## THE PROBLEM
Go through the entries below and count the lines holding the word "this". Reply with only the number, please.

## INFORMATION GIVEN

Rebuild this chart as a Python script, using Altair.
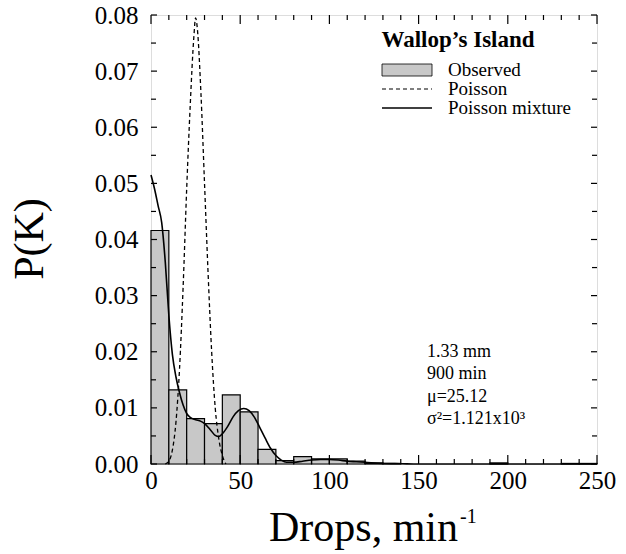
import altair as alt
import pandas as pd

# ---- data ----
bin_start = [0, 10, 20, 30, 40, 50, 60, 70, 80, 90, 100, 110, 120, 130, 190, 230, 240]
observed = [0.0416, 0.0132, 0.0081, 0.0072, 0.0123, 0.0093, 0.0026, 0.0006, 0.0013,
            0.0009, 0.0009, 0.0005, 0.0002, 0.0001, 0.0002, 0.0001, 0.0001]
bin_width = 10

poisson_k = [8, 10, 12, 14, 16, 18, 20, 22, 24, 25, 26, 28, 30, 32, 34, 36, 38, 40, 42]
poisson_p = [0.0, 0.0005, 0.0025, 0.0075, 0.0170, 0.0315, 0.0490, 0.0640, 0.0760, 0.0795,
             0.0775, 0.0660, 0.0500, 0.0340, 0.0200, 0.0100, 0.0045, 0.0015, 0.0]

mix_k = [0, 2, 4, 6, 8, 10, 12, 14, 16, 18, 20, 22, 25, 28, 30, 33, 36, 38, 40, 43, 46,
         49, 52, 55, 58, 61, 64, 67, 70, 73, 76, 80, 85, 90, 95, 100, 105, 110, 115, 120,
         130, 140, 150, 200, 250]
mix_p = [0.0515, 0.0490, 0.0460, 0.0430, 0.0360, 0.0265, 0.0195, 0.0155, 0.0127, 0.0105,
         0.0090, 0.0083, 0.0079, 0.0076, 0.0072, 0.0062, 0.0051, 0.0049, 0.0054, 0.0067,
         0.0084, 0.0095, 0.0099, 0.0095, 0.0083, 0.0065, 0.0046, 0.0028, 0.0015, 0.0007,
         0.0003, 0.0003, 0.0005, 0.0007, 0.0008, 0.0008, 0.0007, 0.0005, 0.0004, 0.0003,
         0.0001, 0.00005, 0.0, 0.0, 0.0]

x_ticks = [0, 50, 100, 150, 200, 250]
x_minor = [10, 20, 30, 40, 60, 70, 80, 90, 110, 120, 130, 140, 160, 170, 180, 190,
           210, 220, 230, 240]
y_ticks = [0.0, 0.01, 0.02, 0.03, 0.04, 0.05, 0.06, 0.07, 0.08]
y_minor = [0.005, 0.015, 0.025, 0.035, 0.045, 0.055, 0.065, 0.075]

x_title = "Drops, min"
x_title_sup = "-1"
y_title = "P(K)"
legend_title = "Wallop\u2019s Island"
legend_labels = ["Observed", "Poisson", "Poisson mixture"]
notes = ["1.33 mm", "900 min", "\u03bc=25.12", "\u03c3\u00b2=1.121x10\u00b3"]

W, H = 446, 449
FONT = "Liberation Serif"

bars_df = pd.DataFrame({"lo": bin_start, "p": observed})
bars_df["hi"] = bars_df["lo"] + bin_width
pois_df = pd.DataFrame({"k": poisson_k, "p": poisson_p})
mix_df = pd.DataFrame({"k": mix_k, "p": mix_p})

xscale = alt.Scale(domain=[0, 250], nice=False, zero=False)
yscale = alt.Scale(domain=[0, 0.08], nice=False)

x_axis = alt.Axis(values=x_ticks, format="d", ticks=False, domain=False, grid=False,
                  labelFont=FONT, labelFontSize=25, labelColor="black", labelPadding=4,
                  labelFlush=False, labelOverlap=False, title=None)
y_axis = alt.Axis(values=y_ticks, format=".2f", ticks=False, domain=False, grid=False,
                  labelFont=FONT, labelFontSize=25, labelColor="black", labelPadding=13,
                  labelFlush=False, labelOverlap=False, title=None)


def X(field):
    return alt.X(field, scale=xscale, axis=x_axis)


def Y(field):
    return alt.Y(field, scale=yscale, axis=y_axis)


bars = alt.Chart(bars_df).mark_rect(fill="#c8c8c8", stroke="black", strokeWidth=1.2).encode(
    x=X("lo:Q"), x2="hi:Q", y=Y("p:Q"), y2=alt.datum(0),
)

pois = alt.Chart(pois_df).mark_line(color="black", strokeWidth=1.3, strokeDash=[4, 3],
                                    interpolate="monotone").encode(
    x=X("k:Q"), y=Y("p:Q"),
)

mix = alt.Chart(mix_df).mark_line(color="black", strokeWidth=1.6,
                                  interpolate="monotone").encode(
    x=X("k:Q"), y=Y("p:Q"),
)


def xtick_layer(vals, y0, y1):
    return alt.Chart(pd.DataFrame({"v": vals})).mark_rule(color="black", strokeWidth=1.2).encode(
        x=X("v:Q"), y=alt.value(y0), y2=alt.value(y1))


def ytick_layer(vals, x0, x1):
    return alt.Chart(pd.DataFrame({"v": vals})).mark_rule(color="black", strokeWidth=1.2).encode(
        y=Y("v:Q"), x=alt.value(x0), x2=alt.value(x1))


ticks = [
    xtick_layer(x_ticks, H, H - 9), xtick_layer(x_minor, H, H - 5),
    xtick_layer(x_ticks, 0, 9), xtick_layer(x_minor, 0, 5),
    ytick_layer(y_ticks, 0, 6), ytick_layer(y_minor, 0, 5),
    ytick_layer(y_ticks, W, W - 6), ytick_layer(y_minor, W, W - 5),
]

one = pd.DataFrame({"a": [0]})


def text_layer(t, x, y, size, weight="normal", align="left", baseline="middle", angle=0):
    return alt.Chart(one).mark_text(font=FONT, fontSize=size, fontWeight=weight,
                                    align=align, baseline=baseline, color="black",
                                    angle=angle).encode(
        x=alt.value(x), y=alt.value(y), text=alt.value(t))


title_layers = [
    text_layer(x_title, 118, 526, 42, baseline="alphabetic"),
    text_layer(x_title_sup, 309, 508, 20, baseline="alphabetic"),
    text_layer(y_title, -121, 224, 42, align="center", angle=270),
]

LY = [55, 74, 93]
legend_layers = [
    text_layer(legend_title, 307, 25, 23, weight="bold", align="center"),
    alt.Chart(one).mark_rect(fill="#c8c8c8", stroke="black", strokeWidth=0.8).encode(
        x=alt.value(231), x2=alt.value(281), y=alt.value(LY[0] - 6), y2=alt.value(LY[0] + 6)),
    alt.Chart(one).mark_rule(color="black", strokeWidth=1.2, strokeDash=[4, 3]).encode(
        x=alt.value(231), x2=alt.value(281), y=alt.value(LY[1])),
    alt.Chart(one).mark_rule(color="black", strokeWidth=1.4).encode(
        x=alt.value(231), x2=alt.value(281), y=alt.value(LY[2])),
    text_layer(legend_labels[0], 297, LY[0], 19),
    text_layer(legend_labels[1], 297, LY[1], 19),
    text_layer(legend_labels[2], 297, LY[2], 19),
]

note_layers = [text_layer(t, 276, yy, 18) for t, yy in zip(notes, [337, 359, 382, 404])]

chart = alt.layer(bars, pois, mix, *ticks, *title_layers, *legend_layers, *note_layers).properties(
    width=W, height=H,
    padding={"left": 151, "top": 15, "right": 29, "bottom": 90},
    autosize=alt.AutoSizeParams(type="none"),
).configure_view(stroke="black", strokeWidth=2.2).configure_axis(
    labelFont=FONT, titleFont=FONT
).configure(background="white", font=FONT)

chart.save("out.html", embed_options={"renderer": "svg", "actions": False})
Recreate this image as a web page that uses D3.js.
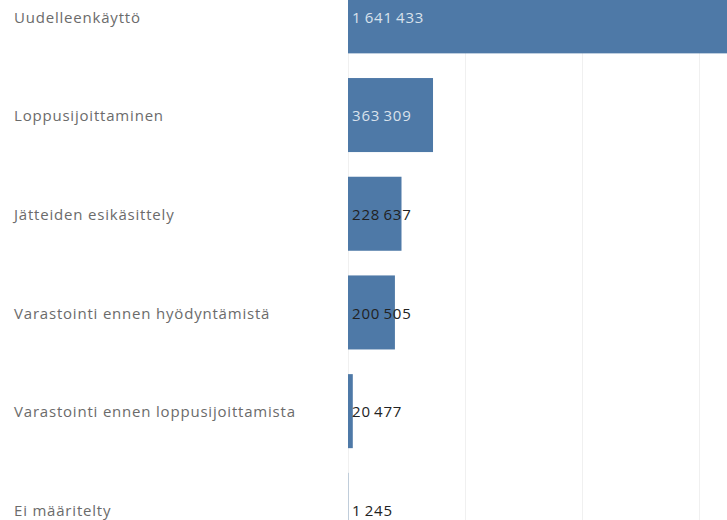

## TASK ANSWER
2